TASK TO CARRY OUT: Of all the lines in the records, how many hold the word "seaborn"? Answer with the number only.

(Entries with chart source code)
--- --- ---

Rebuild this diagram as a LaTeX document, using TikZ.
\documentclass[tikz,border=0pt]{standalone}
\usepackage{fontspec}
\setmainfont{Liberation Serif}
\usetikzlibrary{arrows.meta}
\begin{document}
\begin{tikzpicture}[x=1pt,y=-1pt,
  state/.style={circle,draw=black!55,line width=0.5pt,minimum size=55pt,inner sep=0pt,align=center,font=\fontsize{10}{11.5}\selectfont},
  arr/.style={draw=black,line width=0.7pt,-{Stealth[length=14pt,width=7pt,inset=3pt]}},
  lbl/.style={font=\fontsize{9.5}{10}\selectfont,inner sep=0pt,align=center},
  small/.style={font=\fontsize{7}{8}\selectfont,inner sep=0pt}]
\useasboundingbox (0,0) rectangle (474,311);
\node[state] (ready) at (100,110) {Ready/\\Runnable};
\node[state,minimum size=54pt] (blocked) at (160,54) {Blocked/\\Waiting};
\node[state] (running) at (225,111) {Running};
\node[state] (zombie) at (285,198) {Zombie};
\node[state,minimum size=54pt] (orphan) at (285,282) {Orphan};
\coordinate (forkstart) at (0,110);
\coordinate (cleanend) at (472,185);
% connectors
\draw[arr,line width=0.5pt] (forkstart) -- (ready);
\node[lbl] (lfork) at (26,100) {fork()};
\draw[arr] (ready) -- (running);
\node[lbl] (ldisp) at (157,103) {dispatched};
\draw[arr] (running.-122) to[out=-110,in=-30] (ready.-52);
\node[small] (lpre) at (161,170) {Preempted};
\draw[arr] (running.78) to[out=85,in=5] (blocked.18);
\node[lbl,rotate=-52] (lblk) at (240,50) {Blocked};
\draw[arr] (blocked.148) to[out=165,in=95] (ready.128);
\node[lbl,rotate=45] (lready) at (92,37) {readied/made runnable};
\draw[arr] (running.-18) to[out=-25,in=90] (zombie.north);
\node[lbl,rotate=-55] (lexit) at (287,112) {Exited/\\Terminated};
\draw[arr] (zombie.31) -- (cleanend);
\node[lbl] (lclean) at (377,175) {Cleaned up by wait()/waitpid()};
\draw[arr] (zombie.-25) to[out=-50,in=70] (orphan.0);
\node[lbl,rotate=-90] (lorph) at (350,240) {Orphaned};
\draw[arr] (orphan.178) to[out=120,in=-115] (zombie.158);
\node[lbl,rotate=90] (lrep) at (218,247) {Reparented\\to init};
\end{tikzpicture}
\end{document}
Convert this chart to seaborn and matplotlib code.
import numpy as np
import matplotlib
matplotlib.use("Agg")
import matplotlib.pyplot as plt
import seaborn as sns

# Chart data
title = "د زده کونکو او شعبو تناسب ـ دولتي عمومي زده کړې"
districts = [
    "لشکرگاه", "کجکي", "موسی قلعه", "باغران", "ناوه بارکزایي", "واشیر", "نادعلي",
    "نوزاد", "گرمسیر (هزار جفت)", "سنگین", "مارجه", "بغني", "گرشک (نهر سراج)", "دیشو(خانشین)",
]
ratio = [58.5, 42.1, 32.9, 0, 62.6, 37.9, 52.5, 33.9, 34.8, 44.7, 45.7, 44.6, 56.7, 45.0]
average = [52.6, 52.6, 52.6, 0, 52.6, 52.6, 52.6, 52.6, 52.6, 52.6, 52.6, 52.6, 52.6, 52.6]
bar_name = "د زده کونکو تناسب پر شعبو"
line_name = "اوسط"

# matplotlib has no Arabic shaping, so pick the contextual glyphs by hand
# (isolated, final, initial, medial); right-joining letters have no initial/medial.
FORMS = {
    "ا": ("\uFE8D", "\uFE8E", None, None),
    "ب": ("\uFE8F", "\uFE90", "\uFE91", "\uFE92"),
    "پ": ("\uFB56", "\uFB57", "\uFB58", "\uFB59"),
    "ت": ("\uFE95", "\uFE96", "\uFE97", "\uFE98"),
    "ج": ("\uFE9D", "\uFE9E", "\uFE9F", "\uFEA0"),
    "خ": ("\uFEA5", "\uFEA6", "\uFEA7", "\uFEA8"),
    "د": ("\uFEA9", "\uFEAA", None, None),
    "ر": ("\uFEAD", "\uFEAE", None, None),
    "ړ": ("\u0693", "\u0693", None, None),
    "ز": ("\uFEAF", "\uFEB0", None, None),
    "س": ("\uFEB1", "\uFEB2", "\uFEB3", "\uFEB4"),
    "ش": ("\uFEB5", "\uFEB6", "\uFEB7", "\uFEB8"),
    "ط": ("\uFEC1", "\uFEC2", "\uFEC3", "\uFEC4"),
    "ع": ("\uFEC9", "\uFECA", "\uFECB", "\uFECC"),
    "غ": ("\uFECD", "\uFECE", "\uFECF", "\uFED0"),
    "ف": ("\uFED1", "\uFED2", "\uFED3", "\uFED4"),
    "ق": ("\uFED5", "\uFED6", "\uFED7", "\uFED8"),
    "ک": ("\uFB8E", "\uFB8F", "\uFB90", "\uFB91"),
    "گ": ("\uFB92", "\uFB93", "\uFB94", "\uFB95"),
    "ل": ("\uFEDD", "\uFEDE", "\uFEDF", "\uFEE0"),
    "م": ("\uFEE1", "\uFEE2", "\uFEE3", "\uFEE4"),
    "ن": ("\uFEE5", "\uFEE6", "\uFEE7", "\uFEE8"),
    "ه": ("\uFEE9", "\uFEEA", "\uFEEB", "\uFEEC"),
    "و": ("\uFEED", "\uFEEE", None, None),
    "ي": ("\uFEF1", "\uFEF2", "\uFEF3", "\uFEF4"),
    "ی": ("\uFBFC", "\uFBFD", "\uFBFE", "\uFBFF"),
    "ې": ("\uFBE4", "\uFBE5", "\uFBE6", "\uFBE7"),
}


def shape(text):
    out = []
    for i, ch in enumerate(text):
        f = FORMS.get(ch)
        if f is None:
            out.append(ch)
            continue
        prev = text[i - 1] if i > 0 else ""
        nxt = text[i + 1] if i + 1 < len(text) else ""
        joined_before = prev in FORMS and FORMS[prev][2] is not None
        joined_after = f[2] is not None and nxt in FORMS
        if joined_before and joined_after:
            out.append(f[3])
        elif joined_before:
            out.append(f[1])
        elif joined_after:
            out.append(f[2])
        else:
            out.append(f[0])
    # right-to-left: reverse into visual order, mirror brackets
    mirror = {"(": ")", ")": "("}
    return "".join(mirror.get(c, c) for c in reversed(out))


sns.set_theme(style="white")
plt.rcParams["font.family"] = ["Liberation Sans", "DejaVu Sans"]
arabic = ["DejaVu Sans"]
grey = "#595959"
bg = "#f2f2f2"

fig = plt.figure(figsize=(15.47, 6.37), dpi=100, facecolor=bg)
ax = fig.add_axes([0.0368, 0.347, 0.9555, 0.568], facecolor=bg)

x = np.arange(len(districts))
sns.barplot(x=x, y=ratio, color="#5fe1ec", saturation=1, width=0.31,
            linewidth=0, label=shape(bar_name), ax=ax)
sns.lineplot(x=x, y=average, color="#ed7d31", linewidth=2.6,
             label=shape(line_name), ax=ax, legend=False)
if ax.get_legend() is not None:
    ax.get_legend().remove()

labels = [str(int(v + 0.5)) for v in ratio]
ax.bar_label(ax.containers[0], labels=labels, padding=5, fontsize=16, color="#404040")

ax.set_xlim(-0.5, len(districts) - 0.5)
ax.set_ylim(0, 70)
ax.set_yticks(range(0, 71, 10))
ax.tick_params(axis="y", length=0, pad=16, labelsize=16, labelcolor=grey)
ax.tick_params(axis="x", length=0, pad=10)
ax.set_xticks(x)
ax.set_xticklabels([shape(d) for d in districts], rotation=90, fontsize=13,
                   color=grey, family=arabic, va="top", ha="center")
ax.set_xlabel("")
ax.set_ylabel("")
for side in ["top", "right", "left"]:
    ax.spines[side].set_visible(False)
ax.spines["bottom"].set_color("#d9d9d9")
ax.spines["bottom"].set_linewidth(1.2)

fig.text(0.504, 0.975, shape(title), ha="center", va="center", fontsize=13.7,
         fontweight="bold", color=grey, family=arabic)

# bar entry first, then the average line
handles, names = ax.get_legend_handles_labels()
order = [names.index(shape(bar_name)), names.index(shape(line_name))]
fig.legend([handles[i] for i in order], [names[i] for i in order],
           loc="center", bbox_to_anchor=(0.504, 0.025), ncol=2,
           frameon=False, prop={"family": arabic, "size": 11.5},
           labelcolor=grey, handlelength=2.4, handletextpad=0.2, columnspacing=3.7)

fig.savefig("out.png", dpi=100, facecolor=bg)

--- --- ---

ANSWER TO THIS PROBLEM: 2